On Tuesday Mugabe declared a state of disaster throughout the country as figures showed that about 7.8 million people - over five million of them children - would need humanitarian help for the next 18 months as a result of the prevailing drought.

Matombo said the cost of living had become "unbearable for workers". He also said the rights and dignity of workers had been infringed by recently promulgated legislation.

He said: "Because of the public order and security acts, the freedoms, especially of the unions, has been curtailed. We are saying government must attend to this and actually come in and resolve the high cost of living and [repeal] this draconian act. If this does not happen the ZCTU will be left with no choice but to call for a general strike."
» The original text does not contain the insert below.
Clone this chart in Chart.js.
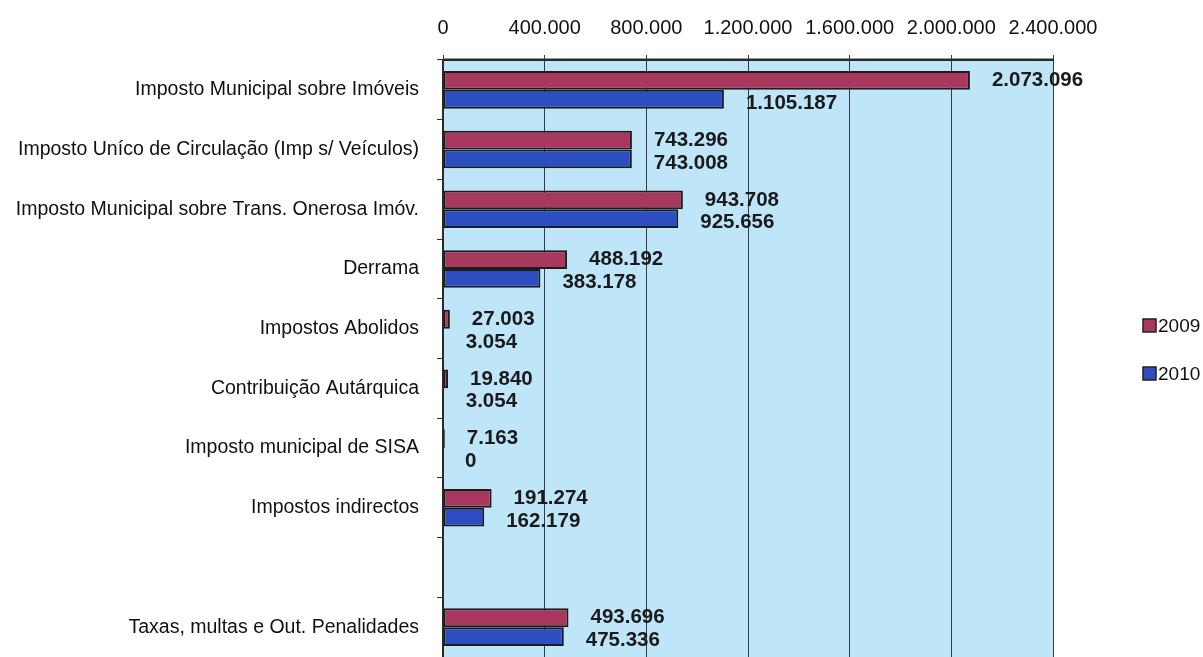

Matombo said the general strike would not be aimed at forcing a rerun of the presidential elections and toppling President Mugabe, as was reported by the state-controlled newspaper The Herald.

The ZCTU president said a general strike would aim to bring attention to "issues that affect the general working population". The ZCTU has about 250,000 paid up members.

Matombo said: "Most of the basic commodities have increased by an average of 52 percent this year. The problem is that unions had completed wage negotiations for the year and did not anticipate such a high increase of these basic commodities. Inflation is at 113 percent and if the economy does not perform maybe we will run into 200 percent inflation by December this year."

The minimum wage in Zimbabwe was currently ZW $8 925 (Zimbabwe dollars) or about US $167 at the official rate or US $25 on the parallel market. "With the rise of these basic commodities it requires us to recalculate to factor in those increases, the minimum wage should be as high as ZW $25,000 a month now," Matombo said.

It was reported last month that a government gazette raised the maximum retail price of a standard loaf of bread to ZW $60 (US $1.12) from ZW $44 dollars (US $0.82).

Meanwhile opposition Movement for Democratic Change leader, Morgan Tsvangirai, appeared in court on Tuesday on charges relating to an alleged plot to assassinate Mugabe.

Tsvangirai, Welshman Ncube, the MDC secretary-general and MP for Bulawayo North-East and Renson Gasela, the MP for Gweru Rural were remanded to appear again 31 May at which time a trial date is likely to be set, local newspaper The Daily News reported.